> _WORK REQUIRED_
Restate word for word the lines that begin the listing and end with the line holding "const isWhole = v".
--- Start ---
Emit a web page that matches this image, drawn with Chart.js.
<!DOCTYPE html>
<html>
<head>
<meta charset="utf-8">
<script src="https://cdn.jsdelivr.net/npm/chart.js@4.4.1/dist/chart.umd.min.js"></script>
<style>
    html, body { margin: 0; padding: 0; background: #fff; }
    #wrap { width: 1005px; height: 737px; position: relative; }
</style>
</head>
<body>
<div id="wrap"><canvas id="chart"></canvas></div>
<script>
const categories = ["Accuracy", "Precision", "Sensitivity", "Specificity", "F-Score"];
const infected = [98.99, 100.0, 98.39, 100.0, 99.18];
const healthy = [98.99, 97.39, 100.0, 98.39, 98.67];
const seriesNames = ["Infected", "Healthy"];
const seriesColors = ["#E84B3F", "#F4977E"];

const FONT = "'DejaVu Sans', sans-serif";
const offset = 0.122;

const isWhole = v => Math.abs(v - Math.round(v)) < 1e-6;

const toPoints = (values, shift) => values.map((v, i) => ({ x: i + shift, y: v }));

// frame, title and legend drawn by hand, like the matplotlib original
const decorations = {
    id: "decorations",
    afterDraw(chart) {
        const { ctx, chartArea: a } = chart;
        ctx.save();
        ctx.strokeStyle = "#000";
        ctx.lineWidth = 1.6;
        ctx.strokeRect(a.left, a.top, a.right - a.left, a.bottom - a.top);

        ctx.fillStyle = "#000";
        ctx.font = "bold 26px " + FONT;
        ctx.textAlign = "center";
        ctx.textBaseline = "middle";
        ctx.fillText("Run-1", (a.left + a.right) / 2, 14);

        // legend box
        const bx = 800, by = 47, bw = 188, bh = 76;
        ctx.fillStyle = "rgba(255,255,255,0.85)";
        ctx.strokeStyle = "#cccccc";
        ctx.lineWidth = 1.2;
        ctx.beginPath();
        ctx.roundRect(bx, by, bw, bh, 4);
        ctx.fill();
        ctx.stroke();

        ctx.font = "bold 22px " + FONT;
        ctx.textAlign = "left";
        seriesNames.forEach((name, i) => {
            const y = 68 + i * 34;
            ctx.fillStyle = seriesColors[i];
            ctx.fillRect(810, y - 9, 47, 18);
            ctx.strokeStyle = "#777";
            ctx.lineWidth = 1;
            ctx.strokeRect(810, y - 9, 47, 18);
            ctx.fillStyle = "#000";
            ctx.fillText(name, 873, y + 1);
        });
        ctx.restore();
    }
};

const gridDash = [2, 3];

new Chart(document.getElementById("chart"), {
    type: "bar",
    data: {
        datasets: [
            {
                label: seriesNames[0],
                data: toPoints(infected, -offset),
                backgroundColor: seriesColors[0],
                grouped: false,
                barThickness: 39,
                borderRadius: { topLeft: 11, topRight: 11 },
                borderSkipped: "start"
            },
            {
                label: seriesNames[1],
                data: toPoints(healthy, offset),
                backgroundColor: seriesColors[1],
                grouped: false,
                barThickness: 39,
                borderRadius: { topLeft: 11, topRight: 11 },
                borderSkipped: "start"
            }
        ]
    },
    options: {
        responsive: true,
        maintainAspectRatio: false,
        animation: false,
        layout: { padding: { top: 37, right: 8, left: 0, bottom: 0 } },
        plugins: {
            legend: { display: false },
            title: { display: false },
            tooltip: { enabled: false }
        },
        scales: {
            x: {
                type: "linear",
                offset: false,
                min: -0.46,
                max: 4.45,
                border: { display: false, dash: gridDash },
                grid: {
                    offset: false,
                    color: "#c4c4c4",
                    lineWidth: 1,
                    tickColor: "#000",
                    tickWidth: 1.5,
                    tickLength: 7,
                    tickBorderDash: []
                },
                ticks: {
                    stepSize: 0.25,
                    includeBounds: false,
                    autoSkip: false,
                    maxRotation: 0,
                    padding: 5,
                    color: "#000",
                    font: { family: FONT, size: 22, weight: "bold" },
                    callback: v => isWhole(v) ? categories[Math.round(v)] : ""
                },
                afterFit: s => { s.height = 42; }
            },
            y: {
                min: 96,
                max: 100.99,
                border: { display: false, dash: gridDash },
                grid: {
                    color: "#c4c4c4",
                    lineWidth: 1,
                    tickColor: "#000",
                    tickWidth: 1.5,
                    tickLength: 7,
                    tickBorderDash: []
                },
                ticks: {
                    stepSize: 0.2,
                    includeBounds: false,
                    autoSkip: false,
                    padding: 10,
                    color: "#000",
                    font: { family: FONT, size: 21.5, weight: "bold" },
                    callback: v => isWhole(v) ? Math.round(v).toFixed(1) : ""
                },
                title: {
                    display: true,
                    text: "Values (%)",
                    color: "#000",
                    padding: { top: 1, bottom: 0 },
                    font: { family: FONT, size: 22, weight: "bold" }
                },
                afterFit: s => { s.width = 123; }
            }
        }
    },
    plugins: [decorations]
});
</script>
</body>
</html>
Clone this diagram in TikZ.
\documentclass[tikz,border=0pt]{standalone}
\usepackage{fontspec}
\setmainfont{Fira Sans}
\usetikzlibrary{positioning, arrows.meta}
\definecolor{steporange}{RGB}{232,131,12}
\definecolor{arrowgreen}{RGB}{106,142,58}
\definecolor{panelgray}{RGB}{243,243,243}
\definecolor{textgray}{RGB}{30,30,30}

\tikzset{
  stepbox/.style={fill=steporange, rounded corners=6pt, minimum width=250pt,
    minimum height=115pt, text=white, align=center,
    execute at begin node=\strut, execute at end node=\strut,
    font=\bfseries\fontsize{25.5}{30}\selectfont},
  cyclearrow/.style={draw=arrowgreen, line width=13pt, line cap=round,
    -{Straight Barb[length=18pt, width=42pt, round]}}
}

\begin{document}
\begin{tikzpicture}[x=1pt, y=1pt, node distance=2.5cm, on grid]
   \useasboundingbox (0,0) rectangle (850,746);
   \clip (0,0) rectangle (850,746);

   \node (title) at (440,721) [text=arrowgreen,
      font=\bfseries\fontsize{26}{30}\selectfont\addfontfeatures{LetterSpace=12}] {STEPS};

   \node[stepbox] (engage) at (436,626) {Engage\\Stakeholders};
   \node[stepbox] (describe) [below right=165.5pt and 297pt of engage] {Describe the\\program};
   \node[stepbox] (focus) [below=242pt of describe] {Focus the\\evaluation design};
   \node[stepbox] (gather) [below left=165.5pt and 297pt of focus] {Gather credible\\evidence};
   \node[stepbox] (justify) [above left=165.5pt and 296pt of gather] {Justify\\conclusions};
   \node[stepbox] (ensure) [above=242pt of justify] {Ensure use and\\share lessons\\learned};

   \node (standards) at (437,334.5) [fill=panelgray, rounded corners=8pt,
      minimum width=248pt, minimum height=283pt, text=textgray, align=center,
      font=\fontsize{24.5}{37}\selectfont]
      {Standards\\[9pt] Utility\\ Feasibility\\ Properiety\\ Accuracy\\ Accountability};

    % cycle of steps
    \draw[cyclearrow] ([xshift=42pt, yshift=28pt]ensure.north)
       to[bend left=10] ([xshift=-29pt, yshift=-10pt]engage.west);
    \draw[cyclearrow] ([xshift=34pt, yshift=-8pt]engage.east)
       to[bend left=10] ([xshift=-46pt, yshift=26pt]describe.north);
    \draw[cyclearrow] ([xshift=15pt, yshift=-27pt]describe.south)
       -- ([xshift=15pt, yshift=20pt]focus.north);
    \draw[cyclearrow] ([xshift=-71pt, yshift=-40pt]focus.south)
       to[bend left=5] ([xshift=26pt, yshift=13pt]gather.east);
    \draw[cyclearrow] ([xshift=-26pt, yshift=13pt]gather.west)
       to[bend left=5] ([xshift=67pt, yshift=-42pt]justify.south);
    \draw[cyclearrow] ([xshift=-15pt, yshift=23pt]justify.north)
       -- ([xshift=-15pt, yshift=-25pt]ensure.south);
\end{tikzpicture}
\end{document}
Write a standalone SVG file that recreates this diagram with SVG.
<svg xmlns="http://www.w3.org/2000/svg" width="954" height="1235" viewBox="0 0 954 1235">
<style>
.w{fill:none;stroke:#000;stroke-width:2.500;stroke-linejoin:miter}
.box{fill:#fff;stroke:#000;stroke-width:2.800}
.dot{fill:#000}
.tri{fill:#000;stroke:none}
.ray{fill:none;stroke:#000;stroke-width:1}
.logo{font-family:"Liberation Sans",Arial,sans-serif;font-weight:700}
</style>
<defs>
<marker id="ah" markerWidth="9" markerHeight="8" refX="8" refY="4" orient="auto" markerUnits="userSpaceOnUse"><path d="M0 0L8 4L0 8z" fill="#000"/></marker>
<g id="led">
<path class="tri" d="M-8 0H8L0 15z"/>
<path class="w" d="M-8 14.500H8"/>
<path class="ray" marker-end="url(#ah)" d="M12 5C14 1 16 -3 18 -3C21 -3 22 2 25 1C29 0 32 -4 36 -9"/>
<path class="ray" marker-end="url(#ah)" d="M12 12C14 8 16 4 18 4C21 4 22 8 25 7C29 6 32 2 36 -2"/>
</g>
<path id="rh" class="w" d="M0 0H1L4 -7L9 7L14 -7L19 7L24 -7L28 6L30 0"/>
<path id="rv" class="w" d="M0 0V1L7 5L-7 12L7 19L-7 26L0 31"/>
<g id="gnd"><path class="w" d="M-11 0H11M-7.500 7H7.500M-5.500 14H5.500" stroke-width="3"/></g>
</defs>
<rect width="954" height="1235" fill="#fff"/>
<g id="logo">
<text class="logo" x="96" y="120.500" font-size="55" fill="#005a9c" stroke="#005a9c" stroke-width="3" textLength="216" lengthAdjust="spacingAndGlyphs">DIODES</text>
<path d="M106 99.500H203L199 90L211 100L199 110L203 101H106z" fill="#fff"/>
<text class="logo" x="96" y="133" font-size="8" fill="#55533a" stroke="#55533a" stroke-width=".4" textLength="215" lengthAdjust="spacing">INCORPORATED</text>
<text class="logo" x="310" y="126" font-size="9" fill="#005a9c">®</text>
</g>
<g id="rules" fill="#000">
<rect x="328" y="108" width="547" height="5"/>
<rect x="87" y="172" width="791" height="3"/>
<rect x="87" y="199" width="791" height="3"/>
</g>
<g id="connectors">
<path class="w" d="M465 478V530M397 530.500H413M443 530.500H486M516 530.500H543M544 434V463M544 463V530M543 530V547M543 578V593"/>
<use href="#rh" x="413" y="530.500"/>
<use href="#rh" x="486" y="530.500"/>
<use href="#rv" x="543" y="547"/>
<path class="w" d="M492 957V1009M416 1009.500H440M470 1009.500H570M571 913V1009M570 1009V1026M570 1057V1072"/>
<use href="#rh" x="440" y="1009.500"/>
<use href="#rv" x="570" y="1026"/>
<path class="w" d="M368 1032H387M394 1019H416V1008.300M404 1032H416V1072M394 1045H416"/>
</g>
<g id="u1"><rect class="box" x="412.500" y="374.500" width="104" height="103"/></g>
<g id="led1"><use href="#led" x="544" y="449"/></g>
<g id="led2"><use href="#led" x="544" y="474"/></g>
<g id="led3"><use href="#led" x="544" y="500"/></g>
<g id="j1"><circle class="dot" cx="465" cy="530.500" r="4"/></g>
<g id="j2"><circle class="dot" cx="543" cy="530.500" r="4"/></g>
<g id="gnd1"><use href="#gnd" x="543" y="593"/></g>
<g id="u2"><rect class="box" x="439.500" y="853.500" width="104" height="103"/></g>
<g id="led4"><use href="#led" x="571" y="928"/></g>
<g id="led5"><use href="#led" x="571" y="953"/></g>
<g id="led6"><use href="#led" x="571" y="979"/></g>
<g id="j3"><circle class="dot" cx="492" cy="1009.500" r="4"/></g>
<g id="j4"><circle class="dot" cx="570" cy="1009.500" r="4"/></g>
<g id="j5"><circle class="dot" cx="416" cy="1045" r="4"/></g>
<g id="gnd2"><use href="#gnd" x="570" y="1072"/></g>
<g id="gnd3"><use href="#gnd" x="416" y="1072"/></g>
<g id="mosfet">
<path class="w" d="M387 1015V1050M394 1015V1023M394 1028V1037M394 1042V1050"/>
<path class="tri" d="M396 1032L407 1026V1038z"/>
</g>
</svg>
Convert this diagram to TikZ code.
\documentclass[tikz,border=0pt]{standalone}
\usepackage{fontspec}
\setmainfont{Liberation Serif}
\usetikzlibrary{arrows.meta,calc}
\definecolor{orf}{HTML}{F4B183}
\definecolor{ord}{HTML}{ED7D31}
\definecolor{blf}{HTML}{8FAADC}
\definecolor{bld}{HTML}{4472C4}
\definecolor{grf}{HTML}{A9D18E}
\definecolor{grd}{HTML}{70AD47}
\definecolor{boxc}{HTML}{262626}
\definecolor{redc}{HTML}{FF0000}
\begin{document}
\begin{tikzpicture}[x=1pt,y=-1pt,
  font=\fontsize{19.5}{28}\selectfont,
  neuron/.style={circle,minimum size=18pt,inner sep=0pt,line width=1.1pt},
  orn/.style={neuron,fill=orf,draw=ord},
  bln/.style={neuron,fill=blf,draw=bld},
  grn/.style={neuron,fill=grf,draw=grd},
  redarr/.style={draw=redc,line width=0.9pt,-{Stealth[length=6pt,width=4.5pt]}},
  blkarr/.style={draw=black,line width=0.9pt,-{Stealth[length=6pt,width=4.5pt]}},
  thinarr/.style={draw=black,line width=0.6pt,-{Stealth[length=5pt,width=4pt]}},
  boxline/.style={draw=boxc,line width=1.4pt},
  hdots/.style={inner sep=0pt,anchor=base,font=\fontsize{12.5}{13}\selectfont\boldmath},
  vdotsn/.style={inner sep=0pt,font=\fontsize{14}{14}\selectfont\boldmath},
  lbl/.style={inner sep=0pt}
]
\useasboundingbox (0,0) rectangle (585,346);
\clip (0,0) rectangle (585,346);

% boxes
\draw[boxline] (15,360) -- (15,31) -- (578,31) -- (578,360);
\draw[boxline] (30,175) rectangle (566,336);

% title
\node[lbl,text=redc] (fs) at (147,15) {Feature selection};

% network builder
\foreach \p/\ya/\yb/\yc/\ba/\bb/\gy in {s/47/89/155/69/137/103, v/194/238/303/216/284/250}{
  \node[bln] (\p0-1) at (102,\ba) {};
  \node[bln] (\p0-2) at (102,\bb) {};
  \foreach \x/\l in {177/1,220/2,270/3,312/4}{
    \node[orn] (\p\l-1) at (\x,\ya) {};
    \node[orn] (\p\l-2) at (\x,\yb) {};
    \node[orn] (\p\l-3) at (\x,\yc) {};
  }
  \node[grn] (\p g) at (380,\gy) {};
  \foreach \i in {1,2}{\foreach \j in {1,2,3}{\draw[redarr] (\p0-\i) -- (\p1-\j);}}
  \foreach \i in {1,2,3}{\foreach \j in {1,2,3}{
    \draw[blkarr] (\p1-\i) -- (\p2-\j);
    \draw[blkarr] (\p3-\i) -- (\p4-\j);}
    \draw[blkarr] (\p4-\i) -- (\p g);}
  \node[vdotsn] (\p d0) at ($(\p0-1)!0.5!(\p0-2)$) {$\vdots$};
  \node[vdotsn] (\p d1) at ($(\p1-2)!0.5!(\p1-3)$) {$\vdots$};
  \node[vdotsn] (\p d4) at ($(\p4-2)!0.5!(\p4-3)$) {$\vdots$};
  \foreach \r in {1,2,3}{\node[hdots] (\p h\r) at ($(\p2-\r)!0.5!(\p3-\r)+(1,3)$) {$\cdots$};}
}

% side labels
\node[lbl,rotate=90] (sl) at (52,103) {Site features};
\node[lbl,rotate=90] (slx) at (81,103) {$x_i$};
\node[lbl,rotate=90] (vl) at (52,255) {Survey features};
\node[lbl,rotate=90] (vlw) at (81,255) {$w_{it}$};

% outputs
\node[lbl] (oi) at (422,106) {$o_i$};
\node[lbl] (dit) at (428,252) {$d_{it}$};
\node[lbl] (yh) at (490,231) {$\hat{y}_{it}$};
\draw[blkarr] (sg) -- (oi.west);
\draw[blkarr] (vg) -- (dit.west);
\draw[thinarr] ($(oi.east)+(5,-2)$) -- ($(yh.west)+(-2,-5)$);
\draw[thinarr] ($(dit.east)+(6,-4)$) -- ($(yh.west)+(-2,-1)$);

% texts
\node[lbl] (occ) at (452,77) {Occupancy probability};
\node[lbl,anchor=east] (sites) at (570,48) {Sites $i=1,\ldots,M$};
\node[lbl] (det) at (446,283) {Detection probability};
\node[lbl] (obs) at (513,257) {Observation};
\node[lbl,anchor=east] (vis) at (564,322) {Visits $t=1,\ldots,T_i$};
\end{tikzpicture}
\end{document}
--- End ---
> _COMPLETED TASK_
Emit a web page that matches this image, drawn with Chart.js.
<!DOCTYPE html>
<html>
<head>
<meta charset="utf-8">
<script src="https://cdn.jsdelivr.net/npm/chart.js@4.4.1/dist/chart.umd.min.js"></script>
<style>
    html, body { margin: 0; padding: 0; background: #fff; }
    #wrap { width: 1005px; height: 737px; position: relative; }
</style>
</head>
<body>
<div id="wrap"><canvas id="chart"></canvas></div>
<script>
const categories = ["Accuracy", "Precision", "Sensitivity", "Specificity", "F-Score"];
const infected = [98.99, 100.0, 98.39, 100.0, 99.18];
const healthy = [98.99, 97.39, 100.0, 98.39, 98.67];
const seriesNames = ["Infected", "Healthy"];
const seriesColors = ["#E84B3F", "#F4977E"];

const FONT = "'DejaVu Sans', sans-serif";
const offset = 0.122;

const isWhole = v => Math.abs(v - Math.round(v)) < 1e-6;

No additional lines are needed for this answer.